__TASK TO CARRY OUT__: Only the lines from the top of the listing below to the line that has "const coverageValues = [27.7, 14.45, 8.87, 11.6];" should be echoed, with both ends kept and pictures left out.

__INPUT MATERIAL__:
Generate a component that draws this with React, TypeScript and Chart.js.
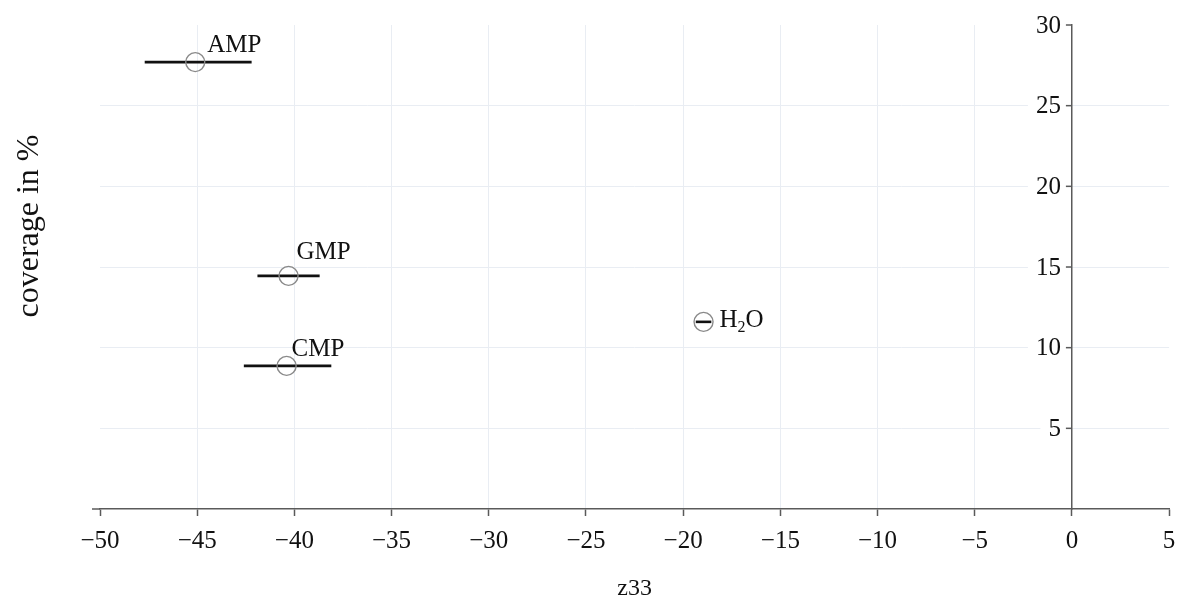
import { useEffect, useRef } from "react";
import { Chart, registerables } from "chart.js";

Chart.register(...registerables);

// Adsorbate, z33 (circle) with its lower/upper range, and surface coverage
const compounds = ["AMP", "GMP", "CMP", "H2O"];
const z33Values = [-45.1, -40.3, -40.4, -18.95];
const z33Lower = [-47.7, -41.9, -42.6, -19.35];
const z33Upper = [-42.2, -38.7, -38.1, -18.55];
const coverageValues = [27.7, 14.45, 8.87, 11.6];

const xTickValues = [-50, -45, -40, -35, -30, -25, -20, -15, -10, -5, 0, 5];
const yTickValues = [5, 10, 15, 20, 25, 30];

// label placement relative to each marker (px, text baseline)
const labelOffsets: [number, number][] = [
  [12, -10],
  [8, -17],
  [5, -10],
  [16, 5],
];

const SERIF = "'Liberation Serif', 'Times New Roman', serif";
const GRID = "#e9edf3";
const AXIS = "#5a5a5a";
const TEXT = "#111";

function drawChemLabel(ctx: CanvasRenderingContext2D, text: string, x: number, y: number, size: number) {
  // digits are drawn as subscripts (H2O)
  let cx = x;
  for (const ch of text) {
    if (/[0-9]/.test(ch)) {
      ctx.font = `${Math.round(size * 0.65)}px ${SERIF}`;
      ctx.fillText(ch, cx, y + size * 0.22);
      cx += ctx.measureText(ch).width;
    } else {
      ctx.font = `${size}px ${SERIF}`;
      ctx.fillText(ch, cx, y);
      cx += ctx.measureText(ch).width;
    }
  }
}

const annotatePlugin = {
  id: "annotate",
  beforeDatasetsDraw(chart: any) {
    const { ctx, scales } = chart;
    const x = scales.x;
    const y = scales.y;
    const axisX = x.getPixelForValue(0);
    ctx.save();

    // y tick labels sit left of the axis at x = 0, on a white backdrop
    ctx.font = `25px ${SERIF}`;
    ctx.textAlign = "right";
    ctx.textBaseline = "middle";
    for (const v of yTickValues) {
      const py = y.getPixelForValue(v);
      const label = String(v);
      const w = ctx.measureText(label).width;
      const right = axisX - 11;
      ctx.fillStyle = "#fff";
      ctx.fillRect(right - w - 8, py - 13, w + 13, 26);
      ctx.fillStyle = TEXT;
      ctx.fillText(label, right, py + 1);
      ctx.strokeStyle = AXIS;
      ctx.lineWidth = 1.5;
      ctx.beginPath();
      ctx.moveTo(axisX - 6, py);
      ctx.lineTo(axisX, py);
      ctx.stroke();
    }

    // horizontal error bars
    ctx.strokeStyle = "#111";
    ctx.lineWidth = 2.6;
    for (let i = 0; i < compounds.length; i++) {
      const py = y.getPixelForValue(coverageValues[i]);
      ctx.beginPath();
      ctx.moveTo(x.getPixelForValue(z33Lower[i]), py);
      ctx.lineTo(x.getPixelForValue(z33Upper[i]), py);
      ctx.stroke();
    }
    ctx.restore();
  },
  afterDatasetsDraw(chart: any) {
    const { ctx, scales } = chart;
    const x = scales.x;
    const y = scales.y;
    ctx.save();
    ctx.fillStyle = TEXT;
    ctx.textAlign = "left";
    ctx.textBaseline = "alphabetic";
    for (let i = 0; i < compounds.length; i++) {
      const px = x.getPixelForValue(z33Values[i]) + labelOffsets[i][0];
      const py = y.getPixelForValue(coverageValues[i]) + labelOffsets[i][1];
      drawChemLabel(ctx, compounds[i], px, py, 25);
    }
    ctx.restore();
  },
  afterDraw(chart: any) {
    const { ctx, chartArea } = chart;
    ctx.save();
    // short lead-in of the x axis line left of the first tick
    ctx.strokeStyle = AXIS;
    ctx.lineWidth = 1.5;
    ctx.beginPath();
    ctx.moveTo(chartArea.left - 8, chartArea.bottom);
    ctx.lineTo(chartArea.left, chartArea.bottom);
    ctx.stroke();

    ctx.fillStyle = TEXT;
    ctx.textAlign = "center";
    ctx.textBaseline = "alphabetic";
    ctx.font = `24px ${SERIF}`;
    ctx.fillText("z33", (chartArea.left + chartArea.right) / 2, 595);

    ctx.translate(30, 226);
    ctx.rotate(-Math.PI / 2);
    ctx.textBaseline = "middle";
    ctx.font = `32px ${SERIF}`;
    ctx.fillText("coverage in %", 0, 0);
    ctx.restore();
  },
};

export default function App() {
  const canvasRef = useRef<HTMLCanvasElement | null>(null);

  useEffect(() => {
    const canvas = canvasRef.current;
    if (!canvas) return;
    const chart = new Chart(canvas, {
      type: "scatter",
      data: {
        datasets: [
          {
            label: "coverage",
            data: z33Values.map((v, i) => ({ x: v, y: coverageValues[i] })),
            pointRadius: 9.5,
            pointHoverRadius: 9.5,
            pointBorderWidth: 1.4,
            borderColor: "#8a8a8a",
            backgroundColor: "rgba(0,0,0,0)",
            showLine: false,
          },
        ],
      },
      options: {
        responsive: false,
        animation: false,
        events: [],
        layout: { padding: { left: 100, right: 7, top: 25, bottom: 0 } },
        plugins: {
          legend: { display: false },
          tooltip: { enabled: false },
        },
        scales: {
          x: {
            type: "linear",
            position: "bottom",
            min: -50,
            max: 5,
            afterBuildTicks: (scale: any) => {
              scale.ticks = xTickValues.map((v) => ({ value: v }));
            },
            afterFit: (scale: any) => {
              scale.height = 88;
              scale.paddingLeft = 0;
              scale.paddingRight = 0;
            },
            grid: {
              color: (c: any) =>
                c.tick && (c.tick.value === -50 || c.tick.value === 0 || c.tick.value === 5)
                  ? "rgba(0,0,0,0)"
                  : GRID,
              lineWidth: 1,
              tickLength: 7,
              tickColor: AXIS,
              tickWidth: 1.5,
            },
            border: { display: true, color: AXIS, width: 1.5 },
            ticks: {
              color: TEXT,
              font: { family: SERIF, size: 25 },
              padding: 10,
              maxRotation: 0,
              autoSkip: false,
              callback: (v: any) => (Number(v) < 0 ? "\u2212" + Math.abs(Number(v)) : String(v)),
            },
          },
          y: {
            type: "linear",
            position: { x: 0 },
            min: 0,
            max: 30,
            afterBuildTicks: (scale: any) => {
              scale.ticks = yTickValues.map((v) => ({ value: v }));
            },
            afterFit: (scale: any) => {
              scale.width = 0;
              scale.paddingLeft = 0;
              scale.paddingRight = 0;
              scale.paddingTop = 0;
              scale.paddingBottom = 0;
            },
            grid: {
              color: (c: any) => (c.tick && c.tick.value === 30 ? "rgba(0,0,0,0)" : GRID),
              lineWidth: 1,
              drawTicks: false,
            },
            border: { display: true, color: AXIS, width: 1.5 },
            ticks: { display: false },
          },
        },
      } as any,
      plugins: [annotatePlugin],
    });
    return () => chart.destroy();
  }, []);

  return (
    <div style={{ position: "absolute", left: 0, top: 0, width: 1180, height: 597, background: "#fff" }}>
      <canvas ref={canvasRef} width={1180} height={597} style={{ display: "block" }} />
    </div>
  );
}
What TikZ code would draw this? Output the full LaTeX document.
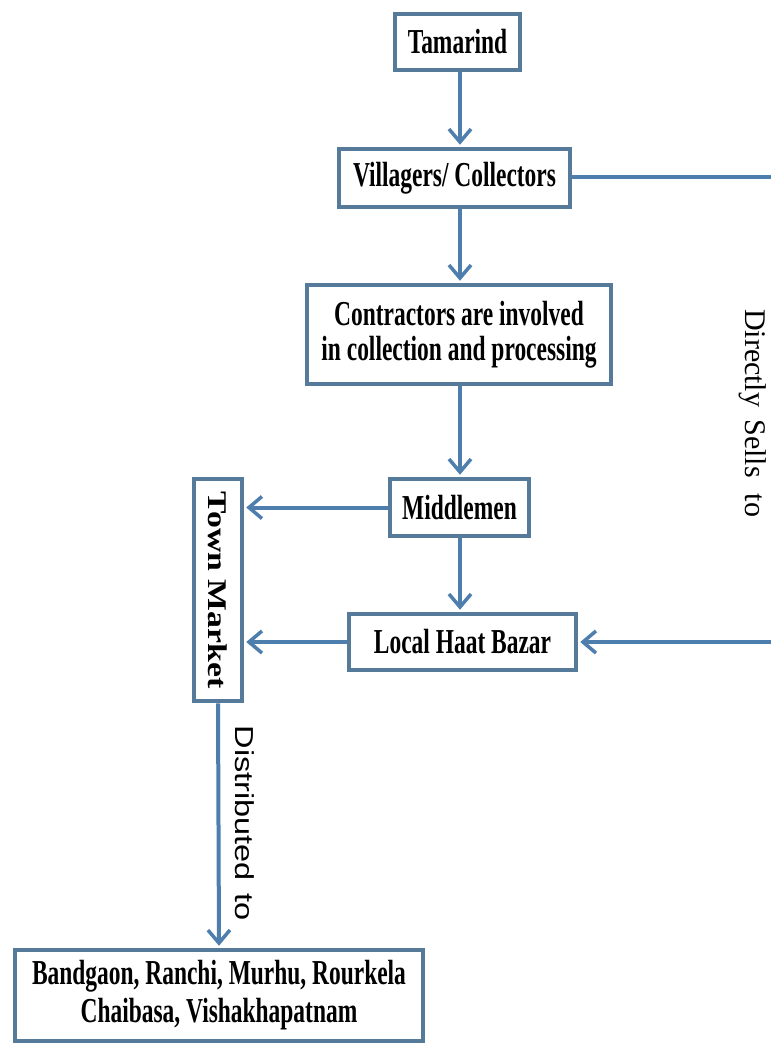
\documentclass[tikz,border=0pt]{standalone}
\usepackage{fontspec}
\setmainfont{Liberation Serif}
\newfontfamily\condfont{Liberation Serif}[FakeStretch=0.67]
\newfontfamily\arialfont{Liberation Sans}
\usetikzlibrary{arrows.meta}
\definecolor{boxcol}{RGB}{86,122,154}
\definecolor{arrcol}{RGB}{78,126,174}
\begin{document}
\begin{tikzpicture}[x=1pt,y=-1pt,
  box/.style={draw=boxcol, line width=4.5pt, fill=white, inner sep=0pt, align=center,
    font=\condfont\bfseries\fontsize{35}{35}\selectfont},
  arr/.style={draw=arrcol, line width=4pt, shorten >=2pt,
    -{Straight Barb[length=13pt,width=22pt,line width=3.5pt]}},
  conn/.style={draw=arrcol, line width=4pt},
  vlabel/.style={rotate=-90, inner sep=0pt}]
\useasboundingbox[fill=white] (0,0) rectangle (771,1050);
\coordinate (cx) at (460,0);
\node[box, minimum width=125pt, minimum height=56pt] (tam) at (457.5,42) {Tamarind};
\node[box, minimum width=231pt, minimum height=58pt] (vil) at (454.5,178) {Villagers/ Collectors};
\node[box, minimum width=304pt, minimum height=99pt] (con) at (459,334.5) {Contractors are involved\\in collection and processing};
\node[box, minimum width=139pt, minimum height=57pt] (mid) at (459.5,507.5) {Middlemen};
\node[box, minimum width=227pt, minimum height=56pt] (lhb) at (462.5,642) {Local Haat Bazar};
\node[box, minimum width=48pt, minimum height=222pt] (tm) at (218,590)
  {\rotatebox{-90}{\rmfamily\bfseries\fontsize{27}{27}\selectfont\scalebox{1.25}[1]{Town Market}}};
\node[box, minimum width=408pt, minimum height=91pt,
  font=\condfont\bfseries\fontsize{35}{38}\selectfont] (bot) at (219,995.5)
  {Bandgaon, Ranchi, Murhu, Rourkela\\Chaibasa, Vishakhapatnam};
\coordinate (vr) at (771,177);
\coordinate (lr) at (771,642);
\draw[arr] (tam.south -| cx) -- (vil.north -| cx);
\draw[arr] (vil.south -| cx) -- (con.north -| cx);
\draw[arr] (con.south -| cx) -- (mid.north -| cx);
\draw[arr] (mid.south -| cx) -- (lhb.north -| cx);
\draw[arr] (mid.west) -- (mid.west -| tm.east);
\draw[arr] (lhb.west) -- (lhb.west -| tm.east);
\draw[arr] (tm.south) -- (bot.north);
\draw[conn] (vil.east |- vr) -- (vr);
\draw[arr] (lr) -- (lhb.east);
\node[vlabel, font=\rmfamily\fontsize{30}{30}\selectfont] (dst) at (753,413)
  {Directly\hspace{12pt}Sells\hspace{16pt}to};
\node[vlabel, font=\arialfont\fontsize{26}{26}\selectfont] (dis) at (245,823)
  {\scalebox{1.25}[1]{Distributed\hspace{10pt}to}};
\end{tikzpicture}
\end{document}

__TASK OUTPUT__:
Generate a component that draws this with React, TypeScript and Chart.js.
import { useEffect, useRef } from "react";
import { Chart, registerables } from "chart.js";

Chart.register(...registerables);

// Adsorbate, z33 (circle) with its lower/upper range, and surface coverage
const compounds = ["AMP", "GMP", "CMP", "H2O"];
const z33Values = [-45.1, -40.3, -40.4, -18.95];
const z33Lower = [-47.7, -41.9, -42.6, -19.35];
const z33Upper = [-42.2, -38.7, -38.1, -18.55];
const coverageValues = [27.7, 14.45, 8.87, 11.6];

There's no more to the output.